Feeling very exhausted this morning. I didn’t get to bed until 5am. It’s interesting how sleep and stress are directly related. I’d like to think that stress is some alien emotion that has nothing to do with the realm of sleep, but there it goes, intruding with creeping thoughts and sticky fingers. Yikes!
Last week was the culmination of a variety of stressors; it was tax week, graduate application deadlines week, not to mention the annual performance-review-at-work week. All these events in one week doesn’t bode well for a luxurious sleep.
So it was with great timing that I stumbled upon a related blog post at NeuroAnthropology discussing just this problem: Worry and Stress.
The writer along with his colleagues hope to explore the different facets of “insecurity, stress, and mental and behavioral health in their long-term fieldsite in Costa Rica.”

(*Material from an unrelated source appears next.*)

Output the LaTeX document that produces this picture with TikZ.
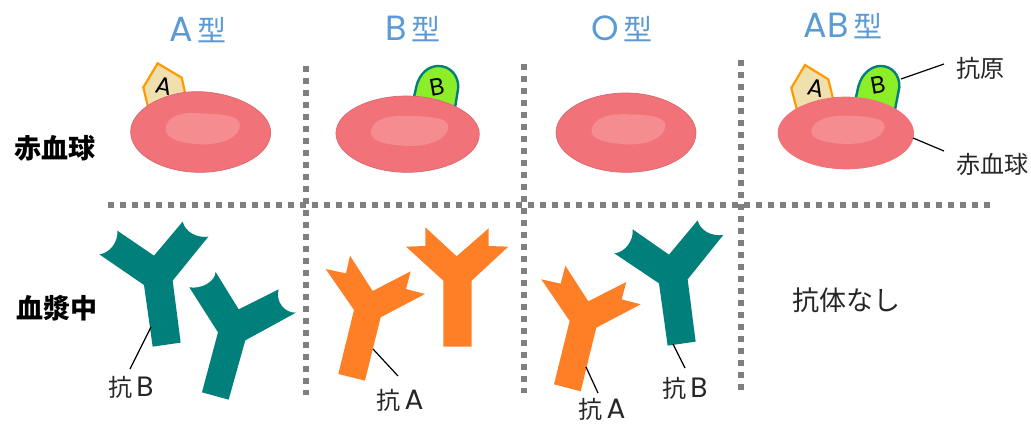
\documentclass[tikz,border=0pt]{standalone}
\usepackage{fontspec}
\setmainfont{Noto Sans CJK JP}
\newfontfamily\latinface{Poppins}
\newcommand{\headletter}[1]{{\latinface\fontsize{35}{35}\selectfont #1}}
\newcommand{\noteletter}[1]{{\latinface\fontsize{28}{28}\selectfont #1}}
\definecolor{titleblue}{HTML}{5B9BD5}
\definecolor{cellred}{HTML}{F2727A}
\definecolor{cellrim}{HTML}{D9686F}
\definecolor{cellglow}{HTML}{F58C90}
\definecolor{teal}{HTML}{007F7B}
\definecolor{antiorange}{HTML}{FF7F27}
\definecolor{lime}{HTML}{8CEE28}
\definecolor{cream}{HTML}{F0E0AE}
\definecolor{rimorange}{HTML}{FF9A00}
\definecolor{gridgray}{HTML}{7F7F7F}
\tikzset{
  grid line/.style={draw=gridgray,line width=6pt,dash pattern=on 6pt off 6pt},
  type title/.style={text=titleblue,font=\fontsize{29}{29}\selectfont,inner sep=0pt},
  row label/.style={font=\fontsize{27}{27}\selectfont\bfseries,inner sep=0pt},
  note/.style={font=\fontsize{24}{24}\selectfont,inner sep=0pt,text=black!85},
  leader/.style={draw=black,line width=1.2pt},
  cell body/.style={fill=cellred,draw=cellrim,line width=0.7pt},
  cell glow/.style={fill=cellglow,draw=none},
  antigen a/.style={fill=cream,draw=rimorange,line width=2.2pt,line join=miter},
  antigen b/.style={fill=lime,draw=teal,line width=2.4pt},
  antigen letter/.style={font=\latinface\fontsize{24}{24}\selectfont,inner sep=0pt},
  antibody b/.style={fill=teal,draw=none},
  antibody a/.style={fill=antiorange,draw=none},
  local/.style={x=0.3333pt,y=-0.3333pt}
}
\begin{document}
\begin{tikzpicture}[x=1pt,y=-1pt]
\useasboundingbox (0,0) rectangle (1031,428);
\fill[white] (0,0) rectangle (1031,428);

% dotted grid
\coordinate (h0) at (108,205); \coordinate (h1) at (992,205);
\coordinate (v1a) at (306,66);  \coordinate (v1b) at (306,395);
\coordinate (v2a) at (524,64);  \coordinate (v2b) at (524,393);
\coordinate (v3a) at (741,60);  \coordinate (v3b) at (741,395);
\draw[grid line] (h0) -- (h1);
\draw[grid line] (v1a) -- (v1b);
\draw[grid line] (v2a) -- (v2b);
\draw[grid line] (v3a) -- (v3b);

% column headings
\node[type title] (ta) at (198,30) {\headletter{A}\,型};
\node[type title] (tb) at (413,29) {\headletter{B}\,型};
\node[type title] (to) at (622,29) {\headletter{O}\,型};
\node[type title] (tab) at (843,26) {\headletter{AB}\,型};

% row headings
\node[row label] (r1) at (55,148) {赤血球};
\node[row label] (r2) at (57,308) {血漿中};

% antigens and cell of group A
\begin{scope}[shift={(100,0)},local]
\draw[antigen a] (173,190) -- (245,233) -- (258,290) -- (145,325) -- (130,262) -- cycle;
\node[antigen letter,rotate=-12] (la) at (193,258) {A};
\draw[cell body] (92,395) .. controls (92,330) and (190,275) .. (290,275)
  .. controls (400,275) and (512,330) .. (512,398)
  .. controls (512,470) and (400,517) .. (300,517)
  .. controls (190,517) and (92,465) .. (92,395) -- cycle;
\fill[cell glow] (197,385) .. controls (200,350) and (240,335) .. (300,340)
  .. controls (360,342) and (420,345) .. (420,375)
  .. controls (420,410) and (370,435) .. (300,433)
  .. controls (250,430) and (195,420) .. (197,385) -- cycle;
\end{scope}

% antigen and cell of group B
\begin{scope}[shift={(100,0)},local]
\draw[antigen b] (940,300) -- (948,265) .. controls (958,215) and (990,198) .. (1015,198)
  .. controls (1050,198) and (1075,225) .. (1075,262) -- (1065,325) -- cycle;
\node[antigen letter,rotate=10] (lb) at (1012,262) {B};
\draw[cell body] (708,400) .. controls (708,335) and (810,288) .. (920,288)
  .. controls (1030,288) and (1138,340) .. (1138,402)
  .. controls (1138,470) and (1030,517) .. (920,517)
  .. controls (810,517) and (708,465) .. (708,400) -- cycle;
\fill[cell glow] (813,392) .. controls (820,355) and (870,345) .. (930,348)
  .. controls (990,350) and (1045,352) .. (1045,380)
  .. controls (1045,415) and (990,440) .. (925,438)
  .. controls (860,435) and (808,425) .. (813,392) -- cycle;
\end{scope}

% cell of group O
\begin{scope}[shift={(526,0)},local]
\draw[cell body] (90,398) .. controls (90,330) and (190,279) .. (300,279)
  .. controls (410,279) and (510,335) .. (510,398)
  .. controls (510,470) and (410,517) .. (300,517)
  .. controls (190,517) and (90,465) .. (90,398) -- cycle;
\fill[cell glow] (197,388) .. controls (205,352) and (250,340) .. (310,343)
  .. controls (370,345) and (420,350) .. (418,378)
  .. controls (415,412) and (370,435) .. (305,433)
  .. controls (245,430) and (190,420) .. (197,388) -- cycle;
\end{scope}

% antigens and cell of group AB
\begin{scope}[shift={(740,0)},local]
\draw[antigen a] (195,195) -- (265,238) -- (280,300) -- (172,335) -- (154,264) -- cycle;
\node[antigen letter,rotate=-12] (lc) at (227,263) {A};
\draw[antigen b] (346,300) -- (355,260) .. controls (365,220) and (395,198) .. (422,198)
  .. controls (458,198) and (480,228) .. (478,262) -- (464,335) -- cycle;
\node[antigen letter,rotate=10] (ld) at (415,256) {B};
\draw[cell body,draw=none] (113,398) .. controls (113,340) and (210,290) .. (318,290)
  .. controls (425,290) and (522,340) .. (522,400)
  .. controls (522,465) and (425,508) .. (318,508)
  .. controls (210,508) and (113,460) .. (113,398) -- cycle;
\fill[cell glow] (214,390) .. controls (222,358) and (270,345) .. (330,347)
  .. controls (390,350) and (436,355) .. (434,380)
  .. controls (430,412) and (385,432) .. (320,432)
  .. controls (265,430) and (208,420) .. (214,390) -- cycle;
\end{scope}

% antibodies in the column of group A
\begin{scope}[shift={(90,210)},local]
\fill[antibody b] (82,62) .. controls (85,95) and (60,130) .. (28,133) -- (162,225) -- (188,410) -- (272,398)
  -- (248,212) -- (355,80) .. controls (320,85) and (285,65) .. (278,35) -- (192,137) -- cycle;
\fill[antibody b] (377,186) .. controls (375,215) and (335,238) .. (298,232) -- (384,367) -- (336,547) -- (416,569)
  -- (466,391) -- (618,308) .. controls (585,310) and (555,275) .. (566,238) -- (446,298) -- cycle;
\end{scope}

% antibodies in the column of group B
\begin{scope}[shift={(320,210)},local]
\fill[antibody a] (90,137) -- (78,190) -- (17,177) -- (102,300) -- (55,492) -- (135,512) -- (182,322)
  -- (315,252) -- (258,237) -- (272,184) -- (158,243) -- cycle;
\fill[antibody a] (316,52) -- (316,108) -- (258,110) -- (370,212) -- (370,410) -- (455,410) -- (455,212)
  -- (565,110) -- (506,108) -- (506,55) -- (410,139) -- cycle;
\end{scope}

% antibodies in the column of group O
\begin{scope}[shift={(530,210)},local]
\fill[antibody a] (106,167) -- (92,221) -- (34,208) -- (119,333) -- (72,523) -- (152,544) -- (199,353)
  -- (332,283) -- (275,268) -- (289,216) -- (175,274) -- cycle;
\fill[antibody b] (308,58) .. controls (312,90) and (285,128) .. (253,130) -- (387,220) -- (413,407) -- (497,395)
  -- (473,208) -- (580,75) .. controls (545,80) and (510,62) .. (503,31) -- (417,134) -- cycle;
\end{scope}

% side notes
\node[note] (nk) at (980,68) {抗原};
\node[note] (ns) at (992,164) {赤血球};
\node[note] (nn) at (846,300) {\fontsize{27}{27}\selectfont 抗体なし};
\node[note] (n1) at (131,387) {抗\,\noteletter{B}};
\node[note] (n2) at (400,400) {抗\,\noteletter{A}};
\node[note] (n3) at (602,409) {抗\,\noteletter{A}};
\node[note] (n4) at (685,388) {抗\,\noteletter{B}};

% leader lines
\coordinate (p1) at (901,79);  \coordinate (q1) at (944,64);
\coordinate (p2) at (913,138); \coordinate (q2) at (944,151);
\coordinate (p3) at (151,327); \coordinate (q3) at (130,369);
\coordinate (p4) at (373,349); \coordinate (q4) at (398,376);
\coordinate (p5) at (586,367); \coordinate (q5) at (598,393);
\coordinate (p6) at (673,344); \coordinate (q6) at (685,368);
\draw[leader] (p1) -- (q1);
\draw[leader] (p2) -- (q2);
\draw[leader] (p3) -- (q3);
\draw[leader] (p4) -- (q4);
\draw[leader] (p5) -- (q5);
\draw[leader] (p6) -- (q6);
\end{tikzpicture}
\end{document}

They’ve listed a great bibliography that makes a librarian like me happy and well less stressed. The bibliography links out to various abstracts and studies occurring in the realm of stress and psychology. Some highlights from their list:
Boutain, D.M
2001 Managing worry, stress and high blood pressure: African-American women holding it together through ‘family’. Ethnicity & Disease 11(4):773.

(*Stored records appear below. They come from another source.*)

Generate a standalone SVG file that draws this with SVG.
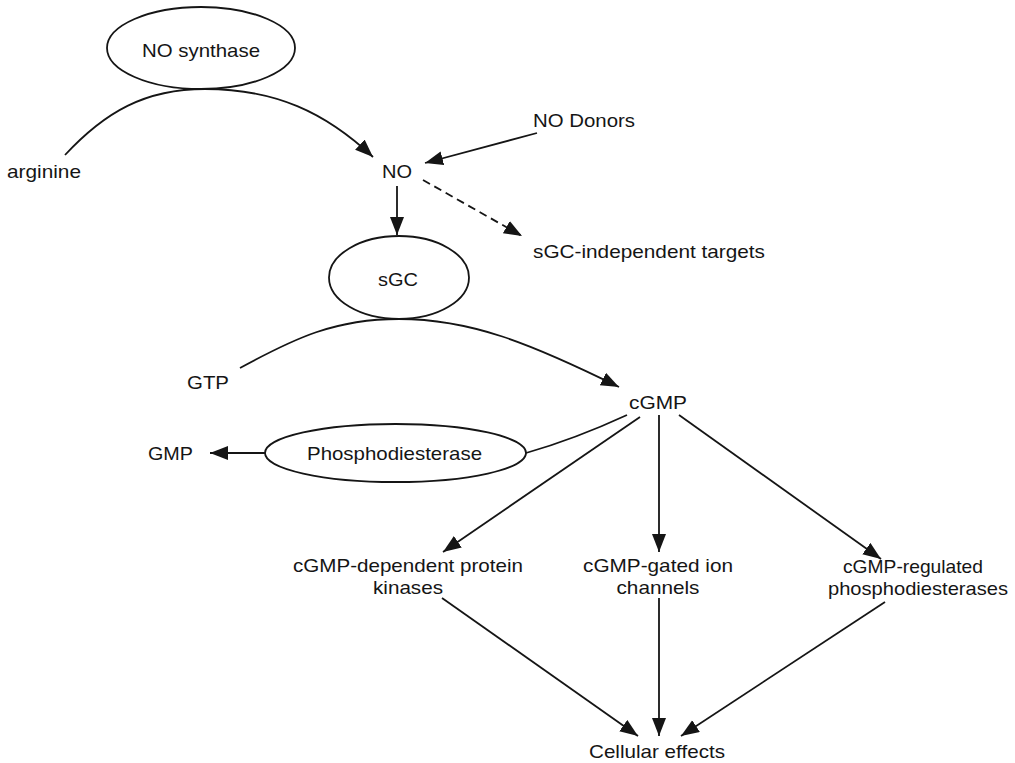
<svg xmlns="http://www.w3.org/2000/svg" width="1015" height="763" viewBox="0 0 1015 763">
  <style>
    .lbl { font-family: "Liberation Sans", Arial, Helvetica, sans-serif; font-size: 18.5px; fill: #151515; text-anchor: middle; }
    .node ellipse { fill: none; stroke: #151515; stroke-width: 1.8; }
    .edge { fill: none; stroke: #151515; stroke-width: 1.8; }
    .dash { stroke-dasharray: 8 5; }
  </style>
  <defs>
    <marker id="arrow" markerUnits="userSpaceOnUse" markerWidth="20" markerHeight="16" refX="18" refY="7" orient="auto">
      <path d="M0,0 L18,7 L0,14 Z" fill="#151515" stroke="none"/>
    </marker>
  </defs>
  <rect width="1015" height="763" fill="#ffffff"/>

  <!-- connectors -->
  <g id="connectors">
    <path class="edge" d="M65,155 C105,112 145,89 205,89 C275,89 325,112 373,157" marker-end="url(#arrow)"/>
    <path class="edge" d="M537,133 L425,163" marker-end="url(#arrow)"/>
    <path class="edge dash" d="M423,180 L522,236" marker-end="url(#arrow)"/>
    <path class="edge" d="M397,186 L397,235" marker-end="url(#arrow)"/>
    <path class="edge" d="M240,368 C295,338 335,319 399,319 C470,319 530,343 619,387" marker-end="url(#arrow)"/>
    <path class="edge" d="M627,415 Q575,439 526,453"/>
    <path class="edge" d="M265,453 L210,453" marker-end="url(#arrow)"/>
    <path class="edge" d="M640,417 L443,552" marker-end="url(#arrow)"/>
    <path class="edge" d="M659,415 L659,552" marker-end="url(#arrow)"/>
    <path class="edge" d="M679,415 L881,559" marker-end="url(#arrow)"/>
    <path class="edge" d="M442,598 L638,736" marker-end="url(#arrow)"/>
    <path class="edge" d="M659,598 L659,736" marker-end="url(#arrow)"/>
    <path class="edge" d="M885,602 L681,736" marker-end="url(#arrow)"/>
  </g>

  <!-- enzyme nodes -->
  <g id="no-synthase" class="node">
    <ellipse cx="201" cy="48" rx="94" ry="41"/>
    <text class="lbl" x="201" y="57" textLength="118" lengthAdjust="spacingAndGlyphs">NO synthase</text>
  </g>
  <g id="sgc" class="node">
    <ellipse cx="399" cy="277.5" rx="70" ry="41.5"/>
    <text class="lbl" x="398" y="286" textLength="40" lengthAdjust="spacingAndGlyphs">sGC</text>
  </g>
  <g id="phosphodiesterase" class="node">
    <ellipse cx="395.5" cy="453" rx="130.5" ry="29"/>
    <text class="lbl" x="394.5" y="460" textLength="175" lengthAdjust="spacingAndGlyphs">Phosphodiesterase</text>
  </g>

  <!-- text nodes -->
  <g id="arginine">
    <text class="lbl" x="44" y="178" textLength="74" lengthAdjust="spacingAndGlyphs">arginine</text>
  </g>
  <g id="no">
    <text class="lbl" x="397" y="178" textLength="30" lengthAdjust="spacingAndGlyphs">NO</text>
  </g>
  <g id="no-donors">
    <text class="lbl" x="584" y="127" textLength="102" lengthAdjust="spacingAndGlyphs">NO Donors</text>
  </g>
  <g id="sgc-independent">
    <text class="lbl" x="649" y="258" textLength="232" lengthAdjust="spacingAndGlyphs">sGC-independent targets</text>
  </g>
  <g id="gtp">
    <text class="lbl" x="208" y="389" textLength="42" lengthAdjust="spacingAndGlyphs">GTP</text>
  </g>
  <g id="cgmp">
    <text class="lbl" x="658" y="409" textLength="58" lengthAdjust="spacingAndGlyphs">cGMP</text>
  </g>
  <g id="gmp">
    <text class="lbl" x="170.5" y="460" textLength="45" lengthAdjust="spacingAndGlyphs">GMP</text>
  </g>
  <g id="protein-kinases">
    <text class="lbl" x="408" y="572" textLength="230" lengthAdjust="spacingAndGlyphs">cGMP-dependent protein</text>
    <text class="lbl" x="408" y="594" textLength="70" lengthAdjust="spacingAndGlyphs">kinases</text>
  </g>
  <g id="ion-channels">
    <text class="lbl" x="658" y="572" textLength="150" lengthAdjust="spacingAndGlyphs">cGMP-gated ion</text>
    <text class="lbl" x="658" y="594" textLength="83" lengthAdjust="spacingAndGlyphs">channels</text>
  </g>
  <g id="regulated-pde">
    <text class="lbl" x="913" y="573" textLength="140" lengthAdjust="spacingAndGlyphs">cGMP-regulated</text>
    <text class="lbl" x="918" y="595" textLength="180" lengthAdjust="spacingAndGlyphs">phosphodiesterases</text>
  </g>
  <g id="cellular-effects">
    <text class="lbl" x="657" y="758" textLength="136" lengthAdjust="spacingAndGlyphs">Cellular effects</text>
  </g>
</svg>
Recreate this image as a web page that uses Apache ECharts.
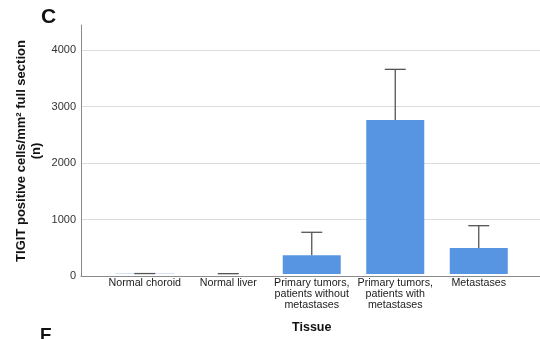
<!DOCTYPE html>
<html>
<head>
<meta charset="utf-8">
<script src="https://cdn.jsdelivr.net/npm/echarts@6/dist/echarts.min.js"></script>
<style>html,body{margin:0;padding:0;background:#fff}#c{width:540px;height:339px}</style>
</head>
<body>
<div id="c"></div>
<script>
const categories = ['Normal choroid', 'Normal liver', 'Primary tumors,\npatients without\nmetastases', 'Primary tumors,\npatients with\nmetastases', 'Metastases'];
const means = [3, 2, 334, 2752, 464];
const upperErr = [8, 6, 745, 3656, 863];
const yTicks = [0, 1000, 2000, 3000, 4000];
const yTitle = 'TIGIT positive cells/mm² full section\n(n)';

const font = 'Liberation Sans, Arial, Helvetica, sans-serif';
const chart = echarts.init(document.getElementById('c'), null, {renderer: 'canvas'});
const errData = categories.map((c, i) => [i, means[i], upperErr[i]]);

chart.setOption({
  animation: false,
  grid: [
    {left: 81, right: 0, top: 25, bottom: 63},
    {left: 103, right: 19.5, top: 25, bottom: 63}
  ],
  xAxis: [
    {gridIndex: 0, type: 'value', min: 0, max: 1, axisLabel: {show: false}, axisTick: {show: false}, splitLine: {show: false},
     axisLine: {show: true, lineStyle: {color: '#8a8a8a', width: 1}}},
    {gridIndex: 1, type: 'category', data: categories, axisLine: {show: false}, axisTick: {show: false},
     axisLabel: {interval: 0, margin: 4, fontFamily: font, fontSize: 10.7, color: '#222', lineHeight: 11},
     name: 'Tissue', nameLocation: 'middle', nameGap: 47,
     nameTextStyle: {fontFamily: font, fontSize: 12.5, fontWeight: 'bold', color: '#111'}}
  ],
  yAxis: [
    {gridIndex: 0, type: 'value', min: 0, max: 4448, interval: 1000,
     axisLine: {show: true, lineStyle: {color: '#8a8a8a', width: 1}}, axisTick: {show: false},
     axisLabel: {margin: 5, fontFamily: font, fontSize: 11, color: '#333',
       formatter: v => yTicks.indexOf(v) >= 0 ? String(v) : ''},
     splitLine: {show: true, showMaxLine: false, showMinLine: false, lineStyle: {color: '#dcdcdc', width: 1}}},
    {gridIndex: 1, type: 'value', min: 0, max: 4448, interval: 1000, show: false}
  ],
  series: [
    {type: 'bar', xAxisIndex: 1, yAxisIndex: 1, data: means, barWidth: 58,
     itemStyle: {color: '#5795e3'}},
    {type: 'custom', xAxisIndex: 1, yAxisIndex: 1, data: errData, z: 5,
     renderItem: function (params, api) {
       const x = api.value(0);
       const lo = api.coord([x, api.value(1)]);
       const hi = api.coord([x, api.value(2)]);
       const hw = 10.5;
       const st = {stroke: '#555', lineWidth: 1.3};
       return {type: 'group', children: [
         {type: 'line', shape: {x1: lo[0], y1: lo[1], x2: hi[0], y2: hi[1]}, style: st},
         {type: 'line', shape: {x1: hi[0] - hw, y1: hi[1], x2: hi[0] + hw, y2: hi[1]}, style: st}
       ]};
     }}
  ],
  graphic: [
    {type: 'text', x: 29, y: 151, rotation: Math.PI / 2,
     style: {text: yTitle, font: 'bold 13px ' + font, fill: '#111', align: 'center', verticalAlign: 'middle', lineHeight: 15}},
    {type: 'text', left: 41, top: 7, style: {text: 'C', font: 'bold 21px ' + font, fill: '#111'}},
    {type: 'text', left: 40, top: 327, style: {text: 'E', font: 'bold 18px ' + font, fill: '#111'}}
  ]
});
</script>
</body>
</html>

Nolen-Hoeksema, S., B. E. Wisco, and S. Lyubomirsky
2008 Rethinking rumination. Perspectives on Psychological Science 3(5):400-424.
Schoenberg, N. E., et al.
2005 Situating stress: Lessons from lay discourses on diabetes. Medical Anthropology Quarterly 19(2):171-193.
Wells, A., and C. Papageorgiou
1995 Worry and the incubation of intrusive images following stress. Behaviour Research and Therapy 33(5):579-583.